November 24, 2008
Burt’s Bees is a US brand that started with Burt’s passion for bee keeping and collection of beeswax he’d been storing away for years.
Burt’s Bees is an American company that was formed in 1984 by Roxanne (Ms. Quimby) and Burt (Mr. Shavitz). Burt was already a bee keeper with around 30 hives and made his money from selling jars of honey from his truck. Roxanne met Burt when she volunteered to help keep the bees.
Burt had been storing beeswax in his house for years because he was convinced he would find a use for it one day and therefore reluctant to let it go. Once Roxanne had learn’t about his store of beeswax she was eager to use it for something. They started off using the wax to make beeswax candles and selling them at Christmas Fairs where they sold like hot cakes. The word about their candles soon spread to New York and as demand increased, so did the number of employees. The first Burt’s Bees shop was set up in an abandoned bowling alley. Soon after this Roxanne found a book of 19th Century book of homemade personal care recipes that she started adding the beeswax to…and from there, Burt’s Bees as we know it today was born! The company was later incorporated and their product ranges have been expanding ever since.
I found an article in the New York Times which said Roxeanne bought Burt out of the company in the early 90’s for a 6 figures sum after they had a disagreement.
At the end of 2007, Burt’s Bees announced the selling of the company to bleach manufacturer Clorox, for a whopping $925 million! This is viewed by many as a strange move by Burt’s Bees, because of the very different underlying missions and values of the two companies.
Key information about the takeover:
- Roxeanne was paid $177 million by Clorox for her stake in Burt’s Bees
- Clorox was willing to pay almost $1 billion for Burt’s Bees whose revenue from 2000 to 2007, soared from $23 million to $164 million
- John Replogle says Burt’s Bees’ 380 employees have an opportunity to influence the direction of Clorox
- Clorox decided not to put their brand on Burt’s Bees products
- Mr. Replogle said that the company obtains all of its beeswax from hives in Ethiopia which is across the atlantic (Source: “New York Times – Can Burt’s Bees Turn Clorox Green?”)
- The aim of Clorox is to turn Burt’s Bees into a mainstream American brand.
Their products are created in their own manufacturing plant in Durham, NC
Burt’s Bees create earth friendly, natural skincare products and cosmetics. They say,:
“Our products average 99% natural, with half being 100% natural. We will continue to strive for 100% natural on all our products.”
Beeswax is a primary ingredient in all Burt’s Bees products,
“The bees first produce a wax honeycomb where they can store their honey. The honeycomb then is capped off and the bees move on to build another big hive. When that’s full, the bees are moved to a new location to start all over again”.

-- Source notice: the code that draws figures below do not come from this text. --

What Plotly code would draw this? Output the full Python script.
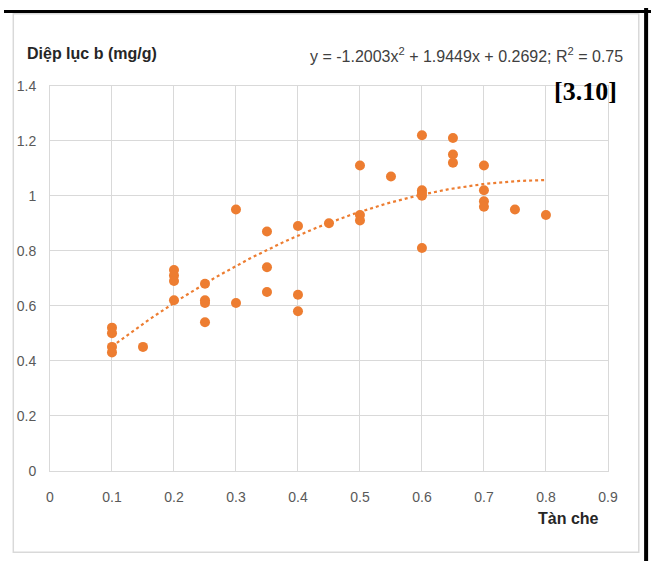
import numpy as np
import plotly.graph_objects as go

# ---- data ----
tan_che = [0.1, 0.1, 0.1, 0.1, 0.15,
           0.2, 0.2, 0.2, 0.2,
           0.25, 0.25, 0.25, 0.25,
           0.3, 0.3,
           0.35, 0.35, 0.35,
           0.4, 0.4, 0.4,
           0.45,
           0.5, 0.5, 0.5,
           0.55,
           0.6, 0.6, 0.6, 0.6, 0.6,
           0.65, 0.65, 0.65,
           0.7, 0.7, 0.7, 0.7,
           0.75, 0.8]
diep_luc_b = [0.52, 0.50, 0.45, 0.43, 0.45,
              0.73, 0.71, 0.69, 0.62,
              0.68, 0.62, 0.61, 0.54,
              0.95, 0.61,
              0.87, 0.74, 0.65,
              0.89, 0.64, 0.58,
              0.90,
              1.11, 0.93, 0.91,
              1.07,
              1.22, 1.02, 1.01, 1.00, 0.81,
              1.21, 1.15, 1.12,
              1.11, 1.02, 0.98, 0.96,
              0.95, 0.93]

# trendline coefficients (as printed on the chart)
trend_coef = [-1.2003, 1.9449, 0.2692]
trend_x_range = [0.1, 0.8]

x_ticks = [0, 0.1, 0.2, 0.3, 0.4, 0.5, 0.6, 0.7, 0.8, 0.9]
x_tick_labels = ["0", "0.1", "0.2", "0.3", "0.4", "0.5", "0.6", "0.7", "0.8", "0.9"]
y_ticks = [0, 0.2, 0.4, 0.6, 0.8, 1.0, 1.2, 1.4]
y_tick_labels = ["0", "0.2", "0.4", "0.6", "0.8", "1", "1.2", "1.4"]

y_title = "Diệp lục b (mg/g)"
x_title = "Tàn che"
equation = "y = -1.2003x<sup>2</sup> + 1.9449x + 0.2692; R<sup>2</sup> = 0.75"
ref_label = "[3.10]"

# ---- figure ----
W, H = 661, 569
ORANGE = "#ED7D31"
GRID = "#d9d9d9"
FONT = "Liberation Sans Narrow, Liberation Sans, Arial, sans-serif"

def px(x):
    return x / W

def py(y):
    return 1 - y / H

tx = np.linspace(trend_x_range[0], trend_x_range[1], 200)
ty = np.polyval(trend_coef, tx)

fig = go.Figure()
fig.add_trace(go.Scatter(
    x=tx, y=ty, mode="lines",
    line=dict(color=ORANGE, width=2.2, dash="dot"),
    hoverinfo="skip", showlegend=False))
fig.add_trace(go.Scatter(
    x=tan_che, y=diep_luc_b, mode="markers",
    marker=dict(color=ORANGE, size=10, line=dict(width=0)),
    showlegend=False))

axis_common = dict(
    showgrid=True, gridcolor=GRID, gridwidth=1,
    zeroline=False, showline=True, linecolor=GRID, linewidth=1, mirror=True,
    tickfont=dict(family=FONT, size=14, color="#595959"),
    ticks="outside", tickcolor="rgba(0,0,0,0)",
)

fig.update_layout(
    autosize=True,
    margin=dict(l=0, r=0, t=0, b=0),
    paper_bgcolor="white", plot_bgcolor="white",
    xaxis=dict(range=[0, 0.9], tickvals=x_ticks, ticktext=x_tick_labels,
               domain=[px(47), px(617)], ticklen=14, **axis_common),
    yaxis=dict(range=[0, 1.4], tickvals=y_ticks, ticktext=y_tick_labels,
               domain=[py(476), py(80)], ticklen=10, **axis_common),
    font=dict(family=FONT),
)

annos = [
    dict(text="<b>" + y_title + "</b>", x=px(21), y=py(47), xanchor="left", yanchor="middle",
         font=dict(family=FONT, size=16, color="#262626")),
    dict(text=equation, x=px(634), y=py(48), xanchor="right", yanchor="middle",
         font=dict(family=FONT, size=16, color="#404040")),
    dict(text="<b>" + ref_label + "</b>", x=px(628), y=py(86), xanchor="right", yanchor="middle",
         font=dict(family="Liberation Serif, Times New Roman, serif", size=26, color="black")),
    dict(text="<b>" + x_title + "</b>", x=px(577), y=py(525), xanchor="center", yanchor="middle",
         font=dict(family=FONT, size=16, color="#262626")),
]
for a in annos:
    fig.add_annotation(xref="paper", yref="paper", showarrow=False, **a)

# outer chart frame (grey) and black edges
fig.add_shape(type="rect", xref="paper", yref="paper",
              x0=px(9.5), x1=px(648.5), y0=py(560), y1=py(6),
              line=dict(color=GRID, width=1.5), fillcolor="rgba(0,0,0,0)", layer="below")
fig.add_shape(type="line", xref="paper", yref="paper",
              x0=0, x1=1, y0=py(3.5), y1=py(3.5),
              line=dict(color="black", width=3))
fig.add_shape(type="line", xref="paper", yref="paper",
              x0=px(656), x1=px(656), y0=0, y1=1,
              line=dict(color="black", width=4))

fig.write_html("out.html",
               default_width="100vw;position:fixed;left:0;top:0",
               default_height="100vh",
               config={"displayModeBar": False})
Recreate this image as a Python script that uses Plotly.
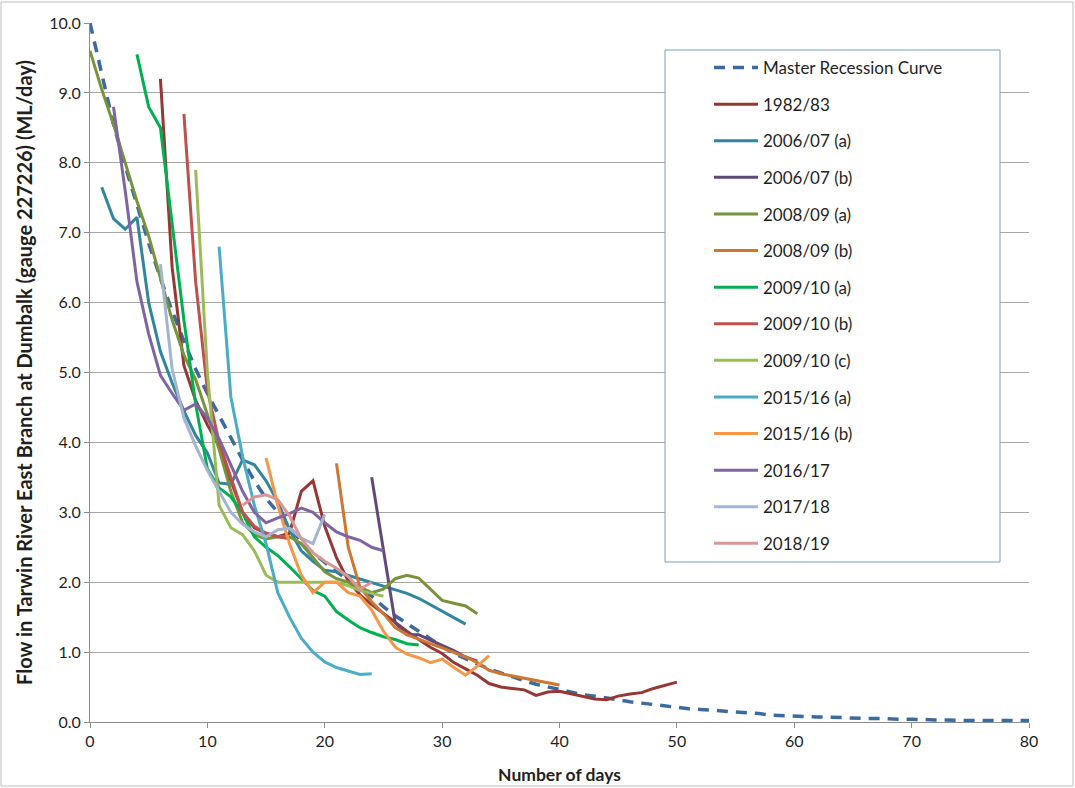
import plotly.graph_objects as go

# ---------------- data ----------------
master_start = 0
master_vals = [10.0, 9.25, 8.55, 7.95, 7.4, 6.85, 6.35, 5.88, 5.45, 5.05,
               4.7, 4.38, 4.05, 3.75, 3.45, 3.2, 3.0, 2.78, 2.58, 2.42,
               2.28, 2.15, 2.03, 1.92, 1.8, 1.65, 1.52, 1.41, 1.3, 1.18,
               1.08, 0.98, 0.9, 0.83, 0.76, 0.7, 0.64, 0.59, 0.54, 0.5,
               0.46, 0.42, 0.39, 0.37, 0.34, 0.31, 0.29, 0.27, 0.25, 0.22,
               0.2, 0.19, 0.18, 0.17, 0.16, 0.15, 0.13, 0.12, 0.1, 0.09,
               0.09, 0.08, 0.07, 0.07, 0.06, 0.06, 0.05, 0.05, 0.04, 0.04,
               0.04, 0.03, 0.03, 0.03, 0.02, 0.02, 0.02, 0.02, 0.02, 0.02, 0.02]

s1982_start = 6
s1982_vals = [9.2, 6.5, 5.1, 4.6, 4.25, 3.95, 3.45, 3.0, 2.78, 2.7,
              2.65, 2.7, 3.3, 3.45, 2.8, 2.35, 2.02, 1.82, 1.68, 1.55,
              1.42, 1.3, 1.18, 1.07, 0.98, 0.85, 0.76, 0.67, 0.55, 0.5,
              0.48, 0.46, 0.38, 0.43, 0.44, 0.4, 0.37, 0.33, 0.32, 0.37,
              0.4, 0.42, 0.48, 0.53, 0.57]

s2006a_start = 1
s2006a_vals = [7.65, 7.2, 7.05, 7.22, 6.0, 5.3, 4.85, 4.45, 4.1, 3.85,
               3.42, 3.4, 3.75, 3.68, 3.45, 3.15, 2.75, 2.45, 2.3, 2.17,
               2.15, 2.1, 2.05, 2.0, 1.95, 1.9, 1.84, 1.77, 1.68, 1.58,
               1.49, 1.4]

s2006b_start = 24
s2006b_vals = [3.5, 2.45, 1.42, 1.25, 1.25, 1.17, 1.1, 1.02, 0.93, 0.87]

s2008a_start = 0
s2008a_vals = [9.6, 9.05, 8.55, 8.0, 7.45, 6.95, 6.35, 5.75, 5.25, 4.9,
               4.4, 3.9, 3.3, 2.85, 2.68, 2.62, 2.65, 2.65, 2.55, 2.35,
               2.15, 2.05, 2.0, 1.93, 1.85, 1.9, 2.05, 2.1, 2.06, 1.9,
               1.74, 1.7, 1.66, 1.55]

s2008b_start = 21
s2008b_vals = [3.7, 2.5, 1.93, 1.72, 1.55, 1.35, 1.25, 1.18, 1.12, 1.06,
               1.0, 0.93, 0.85, 0.74, 0.69, 0.66, 0.63, 0.6, 0.56, 0.53]

s2009a_start = 4
s2009a_vals = [9.55, 8.8, 8.5, 7.1, 5.75, 4.55, 3.62, 3.35, 3.22, 2.99,
               2.65, 2.5, 2.38, 2.22, 2.05, 1.88, 1.8, 1.58, 1.46, 1.35,
               1.28, 1.22, 1.18, 1.12, 1.1]

s2009b_start = 8
s2009b_vals = [8.7, 6.3, 4.75, 4.0, 3.5, 3.0, 2.8, 2.7, 2.65, 2.62]

s2009c_start = 9
s2009c_vals = [7.9, 5.0, 3.1, 2.78, 2.68, 2.45, 2.1, 2.0, 2.0, 2.0,
               2.0, 2.0, 2.0, 1.95, 1.88, 1.84, 1.8]

s2015a_start = 11
s2015a_vals = [6.8, 4.65, 3.8, 3.1, 2.55, 1.85, 1.5, 1.2, 1.0, 0.86,
               0.78, 0.73, 0.68, 0.69]

s2015b_start = 15
s2015b_vals = [3.78, 3.1, 2.55, 2.1, 1.85, 2.0, 2.0, 1.85, 1.8, 1.6,
               1.3, 1.07, 0.97, 0.92, 0.85, 0.9, 0.78, 0.67, 0.8, 0.95]

s2016_start = 2
s2016_vals = [8.8, 7.6, 6.3, 5.55, 4.96, 4.7, 4.46, 4.55, 4.35, 4.05,
              3.68, 3.3, 3.0, 2.85, 2.92, 2.98, 3.06, 3.0, 2.85, 2.72,
              2.65, 2.6, 2.5, 2.45]

s2017_start = 6
s2017_vals = [6.55, 5.05, 4.35, 3.95, 3.6, 3.3, 3.0, 2.83, 2.72, 2.65,
              2.75, 2.77, 2.63, 2.55, 2.97]

s2018_start = 13
s2018_vals = [3.1, 3.22, 3.25, 3.18, 2.95, 2.62, 2.42, 2.3, 2.2, 2.08,
              1.9, 2.0]

series_names = ["1982/83", "2006/07 (a)", "2006/07 (b)", "2008/09 (a)",
                "2008/09 (b)", "2009/10 (a)", "2009/10 (b)", "2009/10 (c)",
                "2015/16 (a)", "2015/16 (b)", "2016/17", "2017/18", "2018/19"]
series_starts = [s1982_start, s2006a_start, s2006b_start, s2008a_start,
                 s2008b_start, s2009a_start, s2009b_start, s2009c_start,
                 s2015a_start, s2015b_start, s2016_start, s2017_start, s2018_start]
series_values = [s1982_vals, s2006a_vals, s2006b_vals, s2008a_vals,
                 s2008b_vals, s2009a_vals, s2009b_vals, s2009c_vals,
                 s2015a_vals, s2015b_vals, s2016_vals, s2017_vals, s2018_vals]
series_colors = ["#953735", "#31859C", "#5F497A", "#77933C",
                 "#CD7733", "#00B050", "#C0504D", "#9BBB59",
                 "#4BACC6", "#F79646", "#8064A2", "#A3B5D1", "#D99694"]

x_ticks = [0, 10, 20, 30, 40, 50, 60, 70, 80]
y_ticks = [0, 1, 2, 3, 4, 5, 6, 7, 8, 9, 10]

FONT = "Lato"
TXT = "#1F1F1F"

fig = go.Figure()

fig.add_trace(go.Scatter(
    x=list(range(master_start, master_start + len(master_vals))),
    y=master_vals, mode="lines", name="Master Recession Curve",
    legendgroup="m",
    line=dict(color="#3B6AA0", width=3.5, dash="11px,8px")))

for name, st, vals, col in zip(series_names, series_starts, series_values, series_colors):
    fig.add_trace(go.Scatter(
        x=list(range(st, st + len(vals))), y=vals, mode="lines", name=name,
        legendgroup=name,
        line=dict(color=col, width=3)))

W, H = 1075, 788
L, R, T, B = 90, 46, 23, 66
pw = W - L - R
ph = H - T - B

def px_x(p):
    return (p - L) / pw

def px_y(p):
    return (H - B - p) / ph

fig.update_layout(
    width=W, height=H,
    margin=dict(l=L, r=R, t=T, b=B, autoexpand=False),
    paper_bgcolor="white", plot_bgcolor="white",
    font=dict(family=FONT, size=16, color=TXT),
    showlegend=True,
    legend=dict(
        x=px_x(709), y=px_y(50), xanchor="left", yanchor="top",
        bgcolor="rgba(0,0,0,0)", borderwidth=0,
        font=dict(family=FONT, size=17, color=TXT),
        tracegroupgap=11.5, itemwidth=44,
    ),
    xaxis=dict(
        range=[0, 80], tickvals=x_ticks, ticktext=[str(v) for v in x_ticks],
        showgrid=False, zeroline=False,
        showline=True, linecolor="#8C8C8C", linewidth=1,
        ticks="outside", ticklen=5, tickcolor="#8C8C8C",
        tickfont=dict(family=FONT, size=16, color=TXT),
        title=dict(text="<b>Number of days</b>", standoff=19,
                   font=dict(family=FONT, size=17.5, color=TXT)),
    ),
    yaxis=dict(
        range=[0, 10], tickvals=y_ticks, ticktext=[f"{v:.1f}" for v in y_ticks],
        showgrid=True, gridcolor="#A6A6A6", gridwidth=1, zeroline=False,
        showline=True, linecolor="#8C8C8C", linewidth=1,
        ticks="outside", ticklen=5, tickcolor="#8C8C8C",
        tickfont=dict(family=FONT, size=16, color=TXT),
        title=dict(text="<b>Flow in Tarwin River East Branch at Dumbalk (gauge 227226) (ML/day)</b>",
                   standoff=11,
                   font=dict(family=FONT, size=20, color=TXT)),
    ),
    shapes=[
        # legend box
        dict(type="rect", xref="paper", yref="paper",
             x0=px_x(665), x1=px_x(1000), y0=px_y(562), y1=px_y(50),
             line=dict(color="#7F9DB9", width=1), fillcolor="white", layer="above"),
        # chart outer border
        dict(type="rect", xref="paper", yref="paper",
             x0=px_x(1), x1=px_x(1073), y0=px_y(786), y1=px_y(2),
             line=dict(color="#BFBFBF", width=1), layer="below"),
    ],
)

fig.write_html(
    "out.html",
    config={"displayModeBar": False},
    post_script="document.body.style.margin='0px';document.body.style.overflow='hidden';",
)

Aside from beeswax, Burt’s Bees products include:
- Fragrance – natural from essentials oils, synthetic or a combination of both
- Natural colouring from beta-carotene, chlorophyll, titanium dioxide, mica, iron oxides and carmine (because it’s a red pigment from a non-synthetic source)
- Titanium dioxide as a natural mineral block in products with an SPF
Ethics, values and principles
Cruelty free – No Burt’s Bees products or ingredients have been tested on animals.
Safe cosmetics agreement – Burt’s have joined the Campaign for Safe Cosmetics which means that they have agreed to place hazardous ingredients to safer alternatives.
Conservation – Burt’s Bees donate and work with a variety of charities and organisations to minimise their impact on the environment.
- The Nature Conservatory: Burt’s Bees pledge $2 million to The Nature Conservatory each year. This money goes towards helping to conserve 185,00 acroes of Maine forests along the St. John River.
- The Conservation Aliance: Work to conserve threatened wild places for habitats and recreation.
- The National Arbor Day Foundation: The foundation worked with Burt’s Bees to plant 4000 trees in the ‘2006-2007 Bee-utify Your World’ cross-country mobile tour.
Consumer education – regional managers go to the Burt’s Bees stores to teach consumers about the benefits of natural body care and caring for the Earth.
Natural Products Association – Burt’s Bees has also led a group of companies who are working with the Natural Products Association to create a standard for natural personal care products. This includes a label to show consumers the percentage of natural content in a product.
Burt’s Bees’ packaging is both recyclable and made from Post Consumer recycled materials to have the lowest impact on the environment as possible.
Burt’s are a member of the Sustainable Packaging Coalition.